Na decisão da semana passada, o STF decidiu pela inconstitucionalidade de dois dispositivos da LRF e feriu de morte os conceitos de justiça social e de controle de gastos. Além de eliminar a possibilidade de uso da redução de jornada como forma de cortar despesas de pessoal, o STF também proibiu a redução dos orçamentos dos Poderes autônomos em caso de frustração de receita.
Na prática, as decisões da Suprema Corte conseguiram não só desconstruir – agora formalmente – a LRF, mas também o feito de aprofundar ainda mais nossa desigualdade social, consagrando a divisão do Brasil em castas. Há a casta de servidores públicos, que têm seus salários protegidos da crise econômica, enquanto a maioria agoniza. Mas há ainda, dentro dessa casta, um subconjunto mais protegido contra intempéries e mazelas econômicas e sociais do Brasil, que são os servidores dos Poderes autônomos.
As duas decisões são cruéis e injustas, em particular neste momento.
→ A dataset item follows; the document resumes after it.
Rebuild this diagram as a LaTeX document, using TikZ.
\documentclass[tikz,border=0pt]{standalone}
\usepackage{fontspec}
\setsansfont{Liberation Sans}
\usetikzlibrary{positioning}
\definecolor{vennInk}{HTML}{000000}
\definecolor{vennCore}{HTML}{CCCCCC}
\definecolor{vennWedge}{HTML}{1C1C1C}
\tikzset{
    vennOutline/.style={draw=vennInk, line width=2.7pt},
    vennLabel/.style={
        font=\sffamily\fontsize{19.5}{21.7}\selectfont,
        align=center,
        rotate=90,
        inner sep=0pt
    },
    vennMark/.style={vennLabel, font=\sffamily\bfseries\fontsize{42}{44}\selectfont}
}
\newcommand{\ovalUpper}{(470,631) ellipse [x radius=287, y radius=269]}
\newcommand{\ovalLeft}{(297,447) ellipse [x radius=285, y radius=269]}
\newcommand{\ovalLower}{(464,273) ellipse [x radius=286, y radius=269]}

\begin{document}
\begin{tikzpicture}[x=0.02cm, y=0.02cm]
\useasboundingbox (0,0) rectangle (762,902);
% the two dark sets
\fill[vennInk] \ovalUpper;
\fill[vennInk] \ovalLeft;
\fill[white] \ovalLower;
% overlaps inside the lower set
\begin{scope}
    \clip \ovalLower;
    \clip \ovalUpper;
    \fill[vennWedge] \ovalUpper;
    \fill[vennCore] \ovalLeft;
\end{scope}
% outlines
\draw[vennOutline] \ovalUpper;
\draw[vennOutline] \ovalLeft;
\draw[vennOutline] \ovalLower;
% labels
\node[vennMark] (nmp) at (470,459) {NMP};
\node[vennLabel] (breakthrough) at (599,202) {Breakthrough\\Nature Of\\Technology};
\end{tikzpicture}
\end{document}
Blindam-se alguns em detrimento de tantos e mantém-se Judiciário, Legislativo e Ministério Público com seus orçamentos – e consequentes penduricalhos – intactos. Ao Executivo cabe agonizar e cortar na carne gastos que atingem orçamentos prioritários, como os de educação e de segurança pública.
Zelar pela Constituição – missão primeira e imprescindível do STF – também significa zelar pela justiça social e pela equidade. Ao desconstruir a LRF, os ministros preteriram essa importante missão em favor do corporativismo.